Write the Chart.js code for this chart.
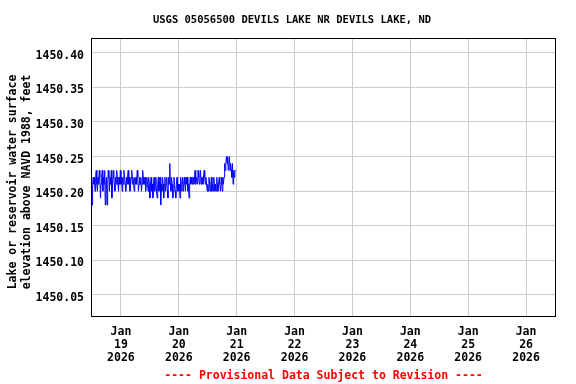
<!DOCTYPE html>
<html lang="en">
<head>
    <meta charset="UTF-8">
    <title>USGS 05056500 Devils Lake</title>
    <script src="https://cdn.jsdelivr.net/npm/chart.js@4.4.1/dist/chart.umd.min.js"></script>
    <style>
        body {
            margin: 0;
            padding: 0;
            background-color: white;
        }
        canvas {
            display: block;
        }
    </style>
</head>
<body>
    <canvas id="lakeChart" width="576" height="384"></canvas>

    <script>
        const chartTitle = 'USGS 05056500 DEVILS LAKE NR DEVILS LAKE, ND';
        const yTitle = ['Lake or reservoir water surface', 'elevation above NAVD 1988, feet'];
        const footerText = '---- Provisional Data Subject to Revision ----';

        // x positions are days relative to Jan 19 2026 00:00
        const tickDays = [0, 1, 2, 3, 4, 5, 6, 7];
        const monthLabel = 'Jan';
        const dayLabels = ['19', '20', '21', '22', '23', '24', '25', '26'];
        const yearLabel = '2026';
        const yTicks = [1450.05, 1450.10, 1450.15, 1450.20, 1450.25, 1450.30, 1450.35, 1450.40];

        // 15-minute readings starting Jan 18 12:00
        const startDay = -0.5;
        const stepDay = 1 / 96;
        const levels = [
            1450.18, 1450.21, 1450.22, 1450.21, 1450.22, 1450.20, 1450.22, 1450.23, 1450.21, 1450.20, 1450.22, 1450.21,
            1450.23, 1450.22, 1450.19, 1450.21, 1450.22, 1450.23, 1450.20, 1450.22, 1450.21, 1450.23, 1450.18, 1450.21,
            1450.22, 1450.18, 1450.21, 1450.23, 1450.22, 1450.20, 1450.22, 1450.21, 1450.23, 1450.19, 1450.21, 1450.22,
            1450.23, 1450.21, 1450.20, 1450.22, 1450.21, 1450.23, 1450.22, 1450.21, 1450.20, 1450.22, 1450.21, 1450.23,
            1450.21, 1450.22, 1450.20, 1450.22, 1450.21, 1450.23, 1450.22, 1450.21, 1450.20, 1450.22, 1450.21, 1450.22,
            1450.23, 1450.21, 1450.22, 1450.20, 1450.21, 1450.22, 1450.23, 1450.21, 1450.22, 1450.21, 1450.20, 1450.22,
            1450.21, 1450.22, 1450.21, 1450.23, 1450.22, 1450.20, 1450.21, 1450.22, 1450.21, 1450.22, 1450.20, 1450.21,
            1450.23, 1450.22, 1450.21, 1450.21, 1450.22, 1450.20, 1450.21, 1450.22, 1450.21, 1450.20, 1450.22, 1450.21,
            1450.19, 1450.21, 1450.22, 1450.20, 1450.21, 1450.19, 1450.21, 1450.22, 1450.20, 1450.21, 1450.22, 1450.20,
            1450.19, 1450.21, 1450.22, 1450.20, 1450.21, 1450.22, 1450.18, 1450.21, 1450.20, 1450.22, 1450.21, 1450.19,
            1450.21, 1450.22, 1450.20, 1450.21, 1450.22, 1450.20, 1450.19, 1450.22, 1450.21, 1450.24, 1450.21, 1450.20,
            1450.22, 1450.21, 1450.19, 1450.20, 1450.22, 1450.21, 1450.20, 1450.19, 1450.21, 1450.22, 1450.20, 1450.21,
            1450.20, 1450.21, 1450.19, 1450.22, 1450.20, 1450.21, 1450.22, 1450.20, 1450.21, 1450.22, 1450.21, 1450.20,
            1450.22, 1450.21, 1450.22, 1450.20, 1450.21, 1450.19, 1450.21, 1450.22, 1450.21, 1450.22, 1450.21, 1450.22,
            1450.22, 1450.21, 1450.22, 1450.23, 1450.21, 1450.22, 1450.22, 1450.21, 1450.23, 1450.22, 1450.21, 1450.22,
            1450.23, 1450.21, 1450.22, 1450.22, 1450.21, 1450.22, 1450.23, 1450.22, 1450.21, 1450.22, 1450.21, 1450.20,
            1450.21, 1450.20, 1450.22, 1450.21, 1450.20, 1450.21, 1450.22, 1450.20, 1450.21, 1450.20, 1450.22, 1450.21,
            1450.20, 1450.21, 1450.20, 1450.22, 1450.21, 1450.20, 1450.21, 1450.22, 1450.21, 1450.20, 1450.21, 1450.22,
            1450.20, 1450.22, 1450.21, 1450.22, 1450.24, 1450.23, 1450.24, 1450.25, 1450.24, 1450.25, 1450.23, 1450.24,
            1450.25, 1450.23, 1450.24, 1450.23, 1450.22, 1450.24, 1450.21, 1450.23, 1450.22, 1450.23, 1450.23, 1450.23
        ];

        const FONT = '"DejaVu Sans Mono", "Liberation Mono", monospace';

        const points = levels.map((v, i) => ({ x: startDay + i * stepDay, y: v }));

        // frame, titles, y labels and footer
        const framePlugin = {
            id: 'frame',
            afterDraw(chart) {
                const ctx = chart.ctx;
                const a = chart.chartArea;
                const yScale = chart.scales.y;
                ctx.save();
                ctx.strokeStyle = '#000000';
                ctx.lineWidth = 1;
                ctx.strokeRect(a.left - 0.5, a.top - 0.5, a.right - a.left + 1, a.bottom - a.top + 1);

                ctx.fillStyle = '#000000';
                ctx.textBaseline = 'middle';

                ctx.textAlign = 'center';
                ctx.font = 'bold 10.5px ' + FONT;
                ctx.fillText(chartTitle, 292, 20);

                ctx.textAlign = 'right';
                ctx.font = 'bold 11.5px ' + FONT;
                yTicks.forEach(v => {
                    ctx.fillText(v.toFixed(2), 84, yScale.getPixelForValue(v) + 3);
                });

                ctx.save();
                ctx.translate(13, 182);
                ctx.rotate(-Math.PI / 2);
                ctx.textAlign = 'center';
                ctx.fillText(yTitle[0], 0, 0);
                ctx.fillText(yTitle[1], 0, 14);
                ctx.restore();

                ctx.textAlign = 'center';
                ctx.fillStyle = '#ff0000';
                ctx.fillText(footerText, (a.left + a.right) / 2, 376);
                ctx.restore();
            }
        };

        const ctx = document.getElementById('lakeChart').getContext('2d');
        new Chart(ctx, {
            type: 'line',
            data: {
                datasets: [{
                    data: points,
                    borderColor: '#0000ff',
                    borderWidth: 1,
                    pointRadius: 0,
                    tension: 0,
                    fill: false
                }]
            },
            options: {
                responsive: false,
                animation: false,
                layout: {
                    padding: { left: 0, right: 21, top: 39, bottom: 0 }
                },
                plugins: {
                    legend: { display: false },
                    tooltip: { enabled: false }
                },
                scales: {
                    x: {
                        type: 'linear',
                        min: -0.5,
                        max: 7.5,
                        afterBuildTicks: (scale) => {
                            scale.ticks = tickDays.map(v => ({ value: v }));
                        },
                        afterFit: (scale) => {
                            scale.height = 68;
                        },
                        grid: {
                            color: '#cccccc',
                            drawTicks: false
                        },
                        border: { display: false },
                        ticks: {
                            color: '#000000',
                            padding: 9,
                            maxRotation: 0,
                            autoSkip: false,
                            font: { family: FONT, size: 11.5, weight: 'bold', lineHeight: 13.2 / 11.5 },
                            callback: (value) => {
                                const i = tickDays.indexOf(value);
                                return i < 0 ? '' : [monthLabel, dayLabels[i], yearLabel];
                            }
                        }
                    },
                    y: {
                        min: 1450.0195,
                        max: 1450.42,
                        afterBuildTicks: (scale) => {
                            scale.ticks = yTicks.map(v => ({ value: v }));
                        },
                        afterFit: (scale) => {
                            scale.width = 92;
                        },
                        grid: {
                            color: '#cccccc',
                            drawTicks: false
                        },
                        border: { display: false },
                        ticks: {
                            display: false
                        }
                    }
                }
            },
            plugins: [framePlugin]
        });
    </script>
</body>
</html>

☆ ☆ ☆

#### EXERCISE OBJECTIVE:
Copy out the listing exactly as it stands, but not the pictures.

#### OUTPUT BELOW:
Write the Chart.js code for this chart.
<!DOCTYPE html>
<html lang="en">
<head>
    <meta charset="UTF-8">
    <title>USGS 05056500 Devils Lake</title>
    <script src="https://cdn.jsdelivr.net/npm/chart.js@4.4.1/dist/chart.umd.min.js"></script>
    <style>
        body {
            margin: 0;
            padding: 0;
            background-color: white;
        }
        canvas {
            display: block;
        }
    </style>
</head>
<body>
    <canvas id="lakeChart" width="576" height="384"></canvas>

    <script>
        const chartTitle = 'USGS 05056500 DEVILS LAKE NR DEVILS LAKE, ND';
        const yTitle = ['Lake or reservoir water surface', 'elevation above NAVD 1988, feet'];
        const footerText = '---- Provisional Data Subject to Revision ----';

        // x positions are days relative to Jan 19 2026 00:00
        const tickDays = [0, 1, 2, 3, 4, 5, 6, 7];
        const monthLabel = 'Jan';
        const dayLabels = ['19', '20', '21', '22', '23', '24', '25', '26'];
        const yearLabel = '2026';
        const yTicks = [1450.05, 1450.10, 1450.15, 1450.20, 1450.25, 1450.30, 1450.35, 1450.40];

        // 15-minute readings starting Jan 18 12:00
        const startDay = -0.5;
        const stepDay = 1 / 96;
        const levels = [
            1450.18, 1450.21, 1450.22, 1450.21, 1450.22, 1450.20, 1450.22, 1450.23, 1450.21, 1450.20, 1450.22, 1450.21,
            1450.23, 1450.22, 1450.19, 1450.21, 1450.22, 1450.23, 1450.20, 1450.22, 1450.21, 1450.23, 1450.18, 1450.21,
            1450.22, 1450.18, 1450.21, 1450.23, 1450.22, 1450.20, 1450.22, 1450.21, 1450.23, 1450.19, 1450.21, 1450.22,
            1450.23, 1450.21, 1450.20, 1450.22, 1450.21, 1450.23, 1450.22, 1450.21, 1450.20, 1450.22, 1450.21, 1450.23,
            1450.21, 1450.22, 1450.20, 1450.22, 1450.21, 1450.23, 1450.22, 1450.21, 1450.20, 1450.22, 1450.21, 1450.22,
            1450.23, 1450.21, 1450.22, 1450.20, 1450.21, 1450.22, 1450.23, 1450.21, 1450.22, 1450.21, 1450.20, 1450.22,
            1450.21, 1450.22, 1450.21, 1450.23, 1450.22, 1450.20, 1450.21, 1450.22, 1450.21, 1450.22, 1450.20, 1450.21,
            1450.23, 1450.22, 1450.21, 1450.21, 1450.22, 1450.20, 1450.21, 1450.22, 1450.21, 1450.20, 1450.22, 1450.21,
            1450.19, 1450.21, 1450.22, 1450.20, 1450.21, 1450.19, 1450.21, 1450.22, 1450.20, 1450.21, 1450.22, 1450.20,
            1450.19, 1450.21, 1450.22, 1450.20, 1450.21, 1450.22, 1450.18, 1450.21, 1450.20, 1450.22, 1450.21, 1450.19,
            1450.21, 1450.22, 1450.20, 1450.21, 1450.22, 1450.20, 1450.19, 1450.22, 1450.21, 1450.24, 1450.21, 1450.20,
            1450.22, 1450.21, 1450.19, 1450.20, 1450.22, 1450.21, 1450.20, 1450.19, 1450.21, 1450.22, 1450.20, 1450.21,
            1450.20, 1450.21, 1450.19, 1450.22, 1450.20, 1450.21, 1450.22, 1450.20, 1450.21, 1450.22, 1450.21, 1450.20,
            1450.22, 1450.21, 1450.22, 1450.20, 1450.21, 1450.19, 1450.21, 1450.22, 1450.21, 1450.22, 1450.21, 1450.22,
            1450.22, 1450.21, 1450.22, 1450.23, 1450.21, 1450.22, 1450.22, 1450.21, 1450.23, 1450.22, 1450.21, 1450.22,
            1450.23, 1450.21, 1450.22, 1450.22, 1450.21, 1450.22, 1450.23, 1450.22, 1450.21, 1450.22, 1450.21, 1450.20,
            1450.21, 1450.20, 1450.22, 1450.21, 1450.20, 1450.21, 1450.22, 1450.20, 1450.21, 1450.20, 1450.22, 1450.21,
            1450.20, 1450.21, 1450.20, 1450.22, 1450.21, 1450.20, 1450.21, 1450.22, 1450.21, 1450.20, 1450.21, 1450.22,
            1450.20, 1450.22, 1450.21, 1450.22, 1450.24, 1450.23, 1450.24, 1450.25, 1450.24, 1450.25, 1450.23, 1450.24,
            1450.25, 1450.23, 1450.24, 1450.23, 1450.22, 1450.24, 1450.21, 1450.23, 1450.22, 1450.23, 1450.23, 1450.23
        ];

        const FONT = '"DejaVu Sans Mono", "Liberation Mono", monospace';

        const points = levels.map((v, i) => ({ x: startDay + i * stepDay, y: v }));

        // frame, titles, y labels and footer
        const framePlugin = {
            id: 'frame',
            afterDraw(chart) {
                const ctx = chart.ctx;
                const a = chart.chartArea;
                const yScale = chart.scales.y;
                ctx.save();
                ctx.strokeStyle = '#000000';
                ctx.lineWidth = 1;
                ctx.strokeRect(a.left - 0.5, a.top - 0.5, a.right - a.left + 1, a.bottom - a.top + 1);

                ctx.fillStyle = '#000000';
                ctx.textBaseline = 'middle';

                ctx.textAlign = 'center';
                ctx.font = 'bold 10.5px ' + FONT;
                ctx.fillText(chartTitle, 292, 20);

                ctx.textAlign = 'right';
                ctx.font = 'bold 11.5px ' + FONT;
                yTicks.forEach(v => {
                    ctx.fillText(v.toFixed(2), 84, yScale.getPixelForValue(v) + 3);
                });

                ctx.save();
                ctx.translate(13, 182);
                ctx.rotate(-Math.PI / 2);
                ctx.textAlign = 'center';
                ctx.fillText(yTitle[0], 0, 0);
                ctx.fillText(yTitle[1], 0, 14);
                ctx.restore();

                ctx.textAlign = 'center';
                ctx.fillStyle = '#ff0000';
                ctx.fillText(footerText, (a.left + a.right) / 2, 376);
                ctx.restore();
            }
        };

        const ctx = document.getElementById('lakeChart').getContext('2d');
        new Chart(ctx, {
            type: 'line',
            data: {
                datasets: [{
                    data: points,
                    borderColor: '#0000ff',
                    borderWidth: 1,
                    pointRadius: 0,
                    tension: 0,
                    fill: false
                }]
            },
            options: {
                responsive: false,
                animation: false,
                layout: {
                    padding: { left: 0, right: 21, top: 39, bottom: 0 }
                },
                plugins: {
                    legend: { display: false },
                    tooltip: { enabled: false }
                },
                scales: {
                    x: {
                        type: 'linear',
                        min: -0.5,
                        max: 7.5,
                        afterBuildTicks: (scale) => {
                            scale.ticks = tickDays.map(v => ({ value: v }));
                        },
                        afterFit: (scale) => {
                            scale.height = 68;
                        },
                        grid: {
                            color: '#cccccc',
                            drawTicks: false
                        },
                        border: { display: false },
                        ticks: {
                            color: '#000000',
                            padding: 9,
                            maxRotation: 0,
                            autoSkip: false,
                            font: { family: FONT, size: 11.5, weight: 'bold', lineHeight: 13.2 / 11.5 },
                            callback: (value) => {
                                const i = tickDays.indexOf(value);
                                return i < 0 ? '' : [monthLabel, dayLabels[i], yearLabel];
                            }
                        }
                    },
                    y: {
                        min: 1450.0195,
                        max: 1450.42,
                        afterBuildTicks: (scale) => {
                            scale.ticks = yTicks.map(v => ({ value: v }));
                        },
                        afterFit: (scale) => {
                            scale.width = 92;
                        },
                        grid: {
                            color: '#cccccc',
                            drawTicks: false
                        },
                        border: { display: false },
                        ticks: {
                            display: false
                        }
                    }
                }
            },
            plugins: [framePlugin]
        });
    </script>
</body>
</html>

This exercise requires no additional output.